The suite, called the Business Technology Optimization for SOA (BTO), is apparently an integrated set of software and services designed to help customers address some of the biggest challenges in SOA adoption, including:

  • Control over the lifecycle of services creation and reuse;
  • Reducing the risk of low-quality, poor-performing services;
  • Managing services and application in production;
  • Identifying and resolving SOA-related problems before they negatively impact the business;
  • Utilizing services regardless of the underlying integration platform.
Anne Thomas Manes, VP and research director of Burton Group (and ex-Systinet from several years before the acquisitions) agreed that governance of SOA is critical to the success of any deployment:
“A strong governance, quality and management program – addressing the entire service lifecycle from design and development through operations and maintenance – is critically important to a successful SOA initiative. Enterprise-wide SOA systems are likely to encompass heterogeneous computing environments; therefore, organizations should adopt a standards-based, platform-neutral approach to governance, quality and management, and they should keep interoperability high on their list of priorities.”
The suite offers solutions in the following broad categories:

  • Governance, through HP SOA Systiner 2.5.1, which includes new service lifecycle and policy management along with workflow capabilities.
  • Quality, by extending the existing HP Change Impact and Business Process Testing packages so they are SOA-aware.

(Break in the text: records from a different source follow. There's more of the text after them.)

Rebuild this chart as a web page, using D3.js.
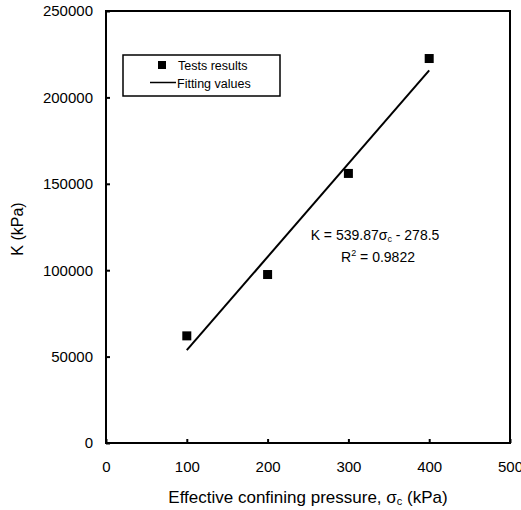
<!DOCTYPE html>
<html>
<head>
<meta charset="utf-8">
<script src="https://cdn.jsdelivr.net/npm/d3@7"></script>
<style>
	body { margin: 0; background: #fff; }
	svg text { font-family: "Liberation Sans", Arial, sans-serif; fill: #000; }
</style>
</head>
<body>
<script>
const w = 521;
const h = 510;
const m = {top: 11, right: 11, bottom: 67, left: 106};

// test data
const pressure = [100, 200, 300, 400];
const modulus = [62000, 97500, 156000, 222500];

// fitted line end points (K = 539.87 sigma_c - 278.5)
const fitPressure = [100, 400];
const fitModulus = [53708, 215670];

const xTicks = [0, 100, 200, 300, 400, 500];
const yTicks = [0, 50000, 100000, 150000, 200000, 250000];

const legendLabels = ['Tests results', 'Fitting values'];

const svg = d3.select('body').append('svg')
	.attr('width', w)
	.attr('height', h);

const x = d3.scaleLinear().domain([0, 500]).range([m.left, w - m.right]);
const y = d3.scaleLinear().domain([0, 250000]).range([h - m.bottom, m.top]);

// axes, ticks drawn inward
svg.append('g')
	.attr('transform', `translate(0,${h - m.bottom})`)
	.call(d3.axisBottom(x).tickValues(xTicks).tickSizeInner(-4).tickSizeOuter(0).tickPadding(18))
	.call(g => g.select('.domain').remove())
	.call(g => g.selectAll('line').attr('stroke-width', 2))
	.call(g => g.selectAll('text').attr('font-size', 15).attr('font-family', '"Liberation Sans", Arial, sans-serif'));

svg.append('g')
	.attr('transform', `translate(${m.left},0)`)
	.call(d3.axisLeft(y).tickValues(yTicks).tickFormat(d3.format('d')).tickSizeInner(-4).tickSizeOuter(0).tickPadding(13))
	.call(g => g.select('.domain').remove())
	.call(g => g.selectAll('line').attr('stroke-width', 2))
	.call(g => g.selectAll('text').attr('font-size', 15).attr('font-family', '"Liberation Sans", Arial, sans-serif'));

// frame
svg.append('rect')
	.attr('x', m.left)
	.attr('y', m.top)
	.attr('width', w - m.right - m.left)
	.attr('height', h - m.bottom - m.top)
	.attr('fill', 'none')
	.attr('stroke', '#000')
	.attr('stroke-width', 2);

// fitting line
svg.append('path')
	.datum(fitPressure.map((p, i) => [p, fitModulus[i]]))
	.attr('d', d3.line().x(d => x(d[0])).y(d => y(d[1])))
	.attr('fill', 'none')
	.attr('stroke', '#000')
	.attr('stroke-width', 2);

// test points
svg.selectAll('.pt')
	.data(pressure.map((p, i) => [p, modulus[i]]))
	.enter()
	.append('rect')
	.attr('class', 'pt')
	.attr('x', d => x(d[0]) - 4.5)
	.attr('y', d => y(d[1]) - 4.5)
	.attr('width', 9)
	.attr('height', 9)
	.attr('fill', '#000');

// equation
const eq = svg.append('text')
	.attr('x', 375)
	.attr('y', 240)
	.attr('text-anchor', 'middle')
	.attr('font-size', 14);
eq.append('tspan').text('K = 539.87σ');
eq.append('tspan').attr('font-size', 9).attr('dy', 2).text('c');
eq.append('tspan').attr('dy', -2).text(' - 278.5');

const r2 = svg.append('text')
	.attr('x', 378)
	.attr('y', 262)
	.attr('text-anchor', 'middle')
	.attr('font-size', 14);
r2.append('tspan').text('R');
r2.append('tspan').attr('font-size', 9).attr('dy', -6).text('2');
r2.append('tspan').attr('dy', 6).text(' = 0.9822');

// legend
const lg = svg.append('g');
lg.append('rect')
	.attr('x', 123)
	.attr('y', 55)
	.attr('width', 157)
	.attr('height', 41)
	.attr('fill', '#fff')
	.attr('stroke', '#000')
	.attr('stroke-width', 1.5);
lg.append('rect')
	.attr('x', 158)
	.attr('y', 61)
	.attr('width', 8)
	.attr('height', 8)
	.attr('fill', '#000');
lg.append('line')
	.attr('x1', 150)
	.attr('x2', 176)
	.attr('y1', 82.5)
	.attr('y2', 82.5)
	.attr('stroke', '#000')
	.attr('stroke-width', 1.5);
lg.selectAll('.lt')
	.data(legendLabels)
	.enter()
	.append('text')
	.attr('class', 'lt')
	.attr('x', (d, i) => i === 0 ? 178 : 177)
	.attr('y', (d, i) => 69.5 + i * 18)
	.attr('font-size', 12.5)
	.text(d => d);

// axis titles
const xt = svg.append('text')
	.attr('x', 308)
	.attr('y', 503)
	.attr('text-anchor', 'middle')
	.attr('font-size', 17);
xt.append('tspan').text('Effective confining pressure, σ');
xt.append('tspan').attr('font-size', 11).attr('dy', 2).text('c');
xt.append('tspan').attr('dy', -2).text(' (kPa)');

svg.append('text')
	.attr('transform', `translate(23,229) rotate(-90)`)
	.attr('text-anchor', 'middle')
	.attr('font-size', 16)
	.text('K (kPa)');
</script>
</body>
</html>
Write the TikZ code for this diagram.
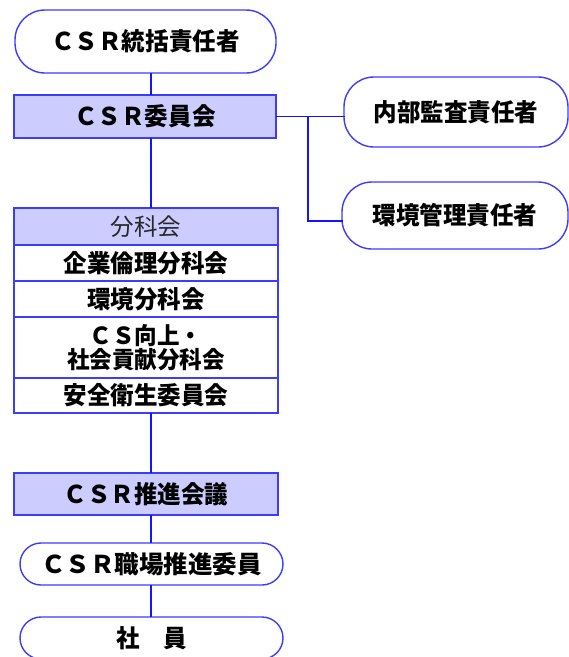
\documentclass[tikz,border=0pt]{standalone}
\usepackage{fontspec}
\usetikzlibrary{calc}
\setmainfont{Noto Sans CJK JP}
\definecolor{lineblue}{RGB}{20,20,255}
\definecolor{boxblue}{RGB}{60,60,255}
\definecolor{lav}{RGB}{204,204,255}
\newcommand{\sq}[1]{\scalebox{0.96}[1]{#1}}
\begin{document}
\begin{tikzpicture}[x=1pt,y=-1pt,
  base/.style={draw=boxblue,line width=1.4pt,inner sep=0pt,outer sep=0pt,anchor=north west,
    font=\fontsize{24.5}{22}\selectfont\bfseries,align=center,text=black},
  pill/.style={base,rounded corners=#1},
  pill/.default=30pt,
  band/.style={base,fill=lav},
  row/.style={base,fill=white},
  conn/.style={draw=lineblue,line width=1.6pt}]
\useasboundingbox (0,0) rectangle (569,657);
\clip (0,0) rectangle (569,657);
\fill[white] (0,0) rectangle (569,657);
% nodes
\node[pill, minimum width=261pt, minimum height=63pt] (top) at (15,10) {\sq{ＣＳＲ統括責任者}};
\node[band, minimum width=262pt, minimum height=43pt] (csr) at (14,95) {\sq{ＣＳＲ委員会}};
\node[pill, minimum width=224pt, minimum height=70pt] (naibu) at (344,77) {\sq{内部監査責任者}};
\node[pill, minimum width=226pt, minimum height=67pt] (kankyo) at (342,182) {\sq{環境管理責任者}};
\node[band, minimum width=264pt, minimum height=37pt, font=\fontsize{23.5}{22}\selectfont, text={rgb,255:red,40;green,40;blue,40}] (bunka) at (14,208) {分科会};
\node[row, minimum width=264pt, minimum height=36pt] (r1) at (14,245) {\sq{企業倫理分科会}};
\node[row, minimum width=264pt, minimum height=36pt] (r2) at (14,281) {\sq{環境分科会}};
\node[row, minimum width=264pt, minimum height=61pt, font=\fontsize{23.5}{21}\selectfont\bfseries] (r3) at (14,317) {\sq{ＣＳ向上・}\\\sq{社会貢献分科会}};
\node[row, minimum width=264pt, minimum height=35pt] (r4) at (14,378) {\sq{安全衛生委員会}};
\node[band, minimum width=264pt, minimum height=42pt] (suishin) at (14,473) {\sq{ＣＳＲ推進会議}};
\node[pill=21pt, minimum width=263pt, minimum height=42pt] (shokuba) at (20,543) {ＣＳＲ職場推進委員};
\node[pill=21pt, minimum width=263pt, minimum height=42pt] (shain) at (20,617) {\sq{社　員}};
% spine
\coordinate (spine) at (151,0);
\coordinate (branch) at (307.7,0);
\draw[conn] (top.south -| spine) -- (csr.north -| spine);
\draw[conn] (csr.south -| spine) -- (bunka.north -| spine);
\draw[conn] (r4.south -| spine) -- (suishin.north -| spine);
\draw[conn] (suishin.south -| spine) -- (shokuba.north -| spine);
\draw[conn] (shokuba.south -| spine) -- (shain.north -| spine);
% right branch
\coordinate (kin) at ($(kankyo.west)+(0,5.5)$);
\draw[conn] (csr.east) -- ($(csr.east -| naibu.west)+(1,0)$);
\draw[conn] (csr.east -| branch) -- (kin -| branch) -- ($(kin)+(1,0)$);
\end{tikzpicture}
\end{document}
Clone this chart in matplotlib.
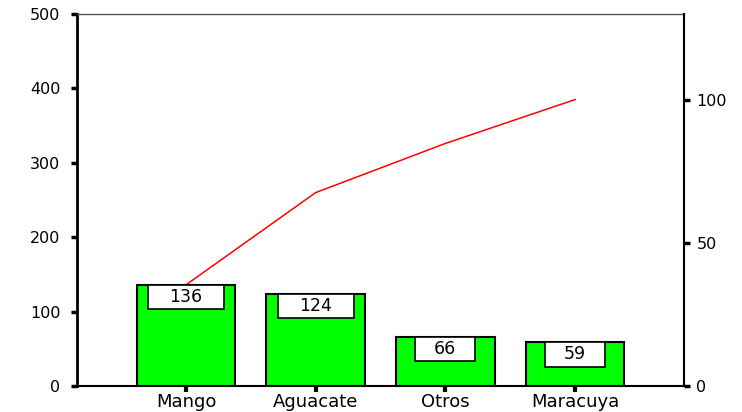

  • Management, with the HP Business Availability Center that delivers real-time monitoring and management of Web Services
As part of the announcement, HP is also offering service support to companies that are ready to move beyond the initial pilot stage of SOA development. Zapthink analyst Ron Schmeltzer doesn't think this puts HP quite in the same league as IBM with respect to SOA, citing a lack of a home-grown middleware company as a disadvantage:
IBM has an advantage over HP in SOA, said Schmelzer, because HP doesn't own a middleware software company. That means HP can provide software and consulting to manage an SOA deployment, but they can't actually run an SOA-based service except by partnering with a middleware provider.
But we know from past experience that HP and its own middleware companies tend to mix like oil and water.